• **Written task**:
From the very first line of the data to the line containing "from bokeh.resources import INLINE", retype everything exactly, leaving the pictures behind.

• **Data section**:
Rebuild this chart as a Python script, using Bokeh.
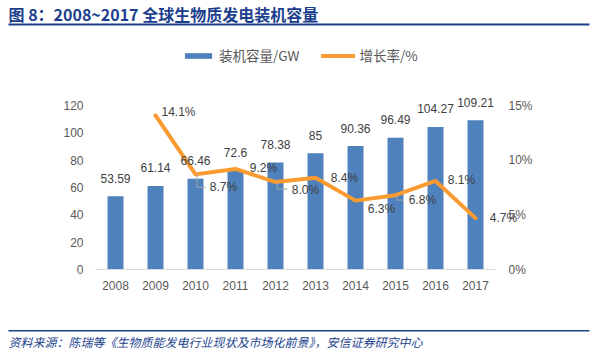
from bokeh.plotting import figure
from bokeh.models import (ColumnDataSource, Range1d, LinearAxis, FixedTicker, PrintfTickFormatter,
                          LabelSet, Label, Legend, LegendItem, BoxAnnotation)
from bokeh.core.properties import value
from bokeh.embed import file_html
from bokeh.resources import INLINE

# ---------------- data ----------------
years = [2008, 2009, 2010, 2011, 2012, 2013, 2014, 2015, 2016, 2017]
capacity_gw = [53.59, 61.14, 66.46, 72.6, 78.38, 85, 90.36, 96.49, 104.27, 109.21]
growth_years = [2009, 2010, 2011, 2012, 2013, 2014, 2015, 2016, 2017]
growth_pct = [14.1, 8.7, 9.2, 8.0, 8.4, 6.3, 6.8, 8.1, 4.7]
left_ticks = [0, 20, 40, 60, 80, 100, 120]
right_ticks = [0, 5, 10, 15]
title_text = "图 8：2008~2017 全球生物质发电装机容量"
source_text = "资料来源：陈瑞等《生物质能发电行业现状及市场化前景》，安信证券研究中心"
bar_name = "装机容量/GW"
line_name = "增长率/%"

# label placement (style): pixel offsets of growth labels from their points (y down)
g_dx = [23, 28, 28, 30, 29, 26, 27, 26, 28]
g_dy = [-3, 13, -1, 8, 0, 8, 5, -1, 0]
leader_years = [2010, 2012, 2015]
leader_drop_px = [13, 7, 5]
leader_run_px = [10, 12, 8]

BLUE = "#4F81BD"
ORANGE = "#F99B31"
NAVY = "#1B3F8D"
TXT = "#404040"
AX = "#595959"
FONT = "Liberation Sans"
CJK = "Noto Sans CJK SC"

# ---------------- geometry (page pixels) ----------------
W, H = 596, 356
PLOT_L, PLOT_R = 95, 495          # category axis extent
BASE_Y, TOP_Y = 269, 105          # pixel rows of 0 and 120 on the left axis
PX_YEAR = (PLOT_R - PLOT_L) / len(years)
PX_UNIT = (BASE_Y - TOP_Y) / left_ticks[-1]
PCT_SCALE = left_ticks[-1] / right_ticks[-1]

x0 = years[0] - 0.5
x_lo = x0 - PLOT_L / PX_YEAR
x_hi = x_lo + W / PX_YEAR
y_lo = -(H - BASE_Y) / PX_UNIT
y_hi = BASE_Y / PX_UNIT

p = figure(width=W, height=H, x_range=Range1d(x_lo, x_hi), y_range=Range1d(y_lo, y_hi),
           output_backend="svg", toolbar_location=None,
           x_axis_location=None, y_axis_location=None,
           min_border=0, min_border_left=0, min_border_right=0,
           min_border_top=0, min_border_bottom=0)
p.outline_line_color = None
p.xgrid.grid_line_color = None
p.ygrid.grid_line_color = None
p.background_fill_color = "white"
p.border_fill_color = "white"
p.extra_y_ranges = {"pct": Range1d(y_lo / PCT_SCALE, y_hi / PCT_SCALE)}

bars = ColumnDataSource(dict(x=years, top=capacity_gw, lab=[f"{v:g}" for v in capacity_gw]))
vb = p.vbar(x="x", top="top", width=0.4, source=bars, color=BLUE, line_color=None)

gsrc = ColumnDataSource(dict(x=growth_years, y=growth_pct, lab=[f"{v:.1f}%" for v in growth_pct],
                             dx=g_dx, dy=[-d for d in g_dy]))
ln = p.line(x="x", y="y", source=gsrc, y_range_name="pct", color=ORANGE, line_width=4,
            line_join="round", line_cap="round")

# leader lines for some growth labels
pct_per_px = 1 / (PX_UNIT * PCT_SCALE)
lxs, lys = [], []
for yr, drop, run in zip(leader_years, leader_drop_px, leader_run_px):
    g = growth_pct[growth_years.index(yr)]
    y2 = g - drop * pct_per_px
    lxs.append([yr + 0.04, yr + 0.04, yr + run / PX_YEAR])
    lys.append([g, y2, y2])
p.multi_line(xs=lxs, ys=lys, y_range_name="pct", line_color="#A6A6A6", line_width=1)

p.add_layout(LabelSet(x="x", y="top", text="lab", source=bars, y_offset=18,
                      text_align="center", text_baseline="middle",
                      text_font=value(FONT), text_font_size="12px", text_color=TXT))
p.add_layout(LabelSet(x="x", y="y", text="lab", source=gsrc, y_range_name="pct",
                      x_offset="dx", y_offset="dy",
                      text_align="center", text_baseline="middle",
                      text_font=value(FONT), text_font_size="12px", text_color=TXT))


def style_axis(ax, standoff):
    ax.major_tick_line_color = None
    ax.minor_tick_line_color = None
    ax.major_tick_out = 0
    ax.major_tick_in = 0
    ax.major_label_text_font = FONT
    ax.major_label_text_font_size = "12px"
    ax.major_label_text_color = AX
    ax.major_label_standoff = standoff


xa = LinearAxis(fixed_location=0, ticker=FixedTicker(ticks=years),
                major_label_overrides={y: str(y) for y in years},
                bounds=(years[0] - 0.5, years[-1] + 0.5))
style_axis(xa, 11)
xa.axis_line_color = "#D9D9D9"
xa.axis_line_width = 1
p.add_layout(xa, "below")

la = LinearAxis(fixed_location=years[0] - 0.5, ticker=FixedTicker(ticks=left_ticks),
                bounds=(0, left_ticks[-1]))
style_axis(la, 12)
la.axis_line_color = None
p.add_layout(la, "left")

ra = LinearAxis(fixed_location=years[-1] + 0.5, y_range_name="pct",
                ticker=FixedTicker(ticks=right_ticks), bounds=(0, right_ticks[-1]),
                formatter=PrintfTickFormatter(format="%d%%"))
style_axis(ra, 13)
ra.axis_line_color = None
p.add_layout(ra, "right")

# legend
legend = Legend(items=[LegendItem(label=bar_name, renderers=[vb]),
                       LegendItem(label=line_name, renderers=[ln])],
                orientation="horizontal", location=(181, H - 65),
                glyph_width=34, glyph_height=7, label_height=14, label_standoff=4,
                spacing=22, padding=0, margin=0, border_line_color=None,
                background_fill_alpha=0,
                label_text_font=CJK, label_text_font_size="13.5px", label_text_color=AX)
p.add_layout(legend, "center")

# title, rules and source note (screen units: from bottom-left of canvas)
p.add_layout(Label(x=8, y=H - 13, x_units="screen", y_units="screen", text=title_text,
                   text_baseline="middle", text_font=CJK, text_font_size="16px",
                   text_font_style="bold", text_color=NAVY))
for top_y, bot_y in ((23, 25), (329.5, 331)):
    p.add_layout(BoxAnnotation(left=8, right=589, top=H - top_y, bottom=H - bot_y,
                               left_units="screen", right_units="screen",
                               top_units="screen", bottom_units="screen",
                               fill_color=NAVY, fill_alpha=1, line_color=None))
p.add_layout(Label(x=8, y=H - 341, x_units="screen", y_units="screen", text=source_text,
                   text_baseline="middle", text_font=CJK, text_font_size="12px",
                   text_font_style="italic", text_color=NAVY))

open("out.html", "w").write(file_html(p, INLINE))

• **Output of the exercise**:
Rebuild this chart as a Python script, using Bokeh.
from bokeh.plotting import figure
from bokeh.models import (ColumnDataSource, Range1d, LinearAxis, FixedTicker, PrintfTickFormatter,
                          LabelSet, Label, Legend, LegendItem, BoxAnnotation)
from bokeh.core.properties import value
from bokeh.embed import file_html
from bokeh.resources import INLINE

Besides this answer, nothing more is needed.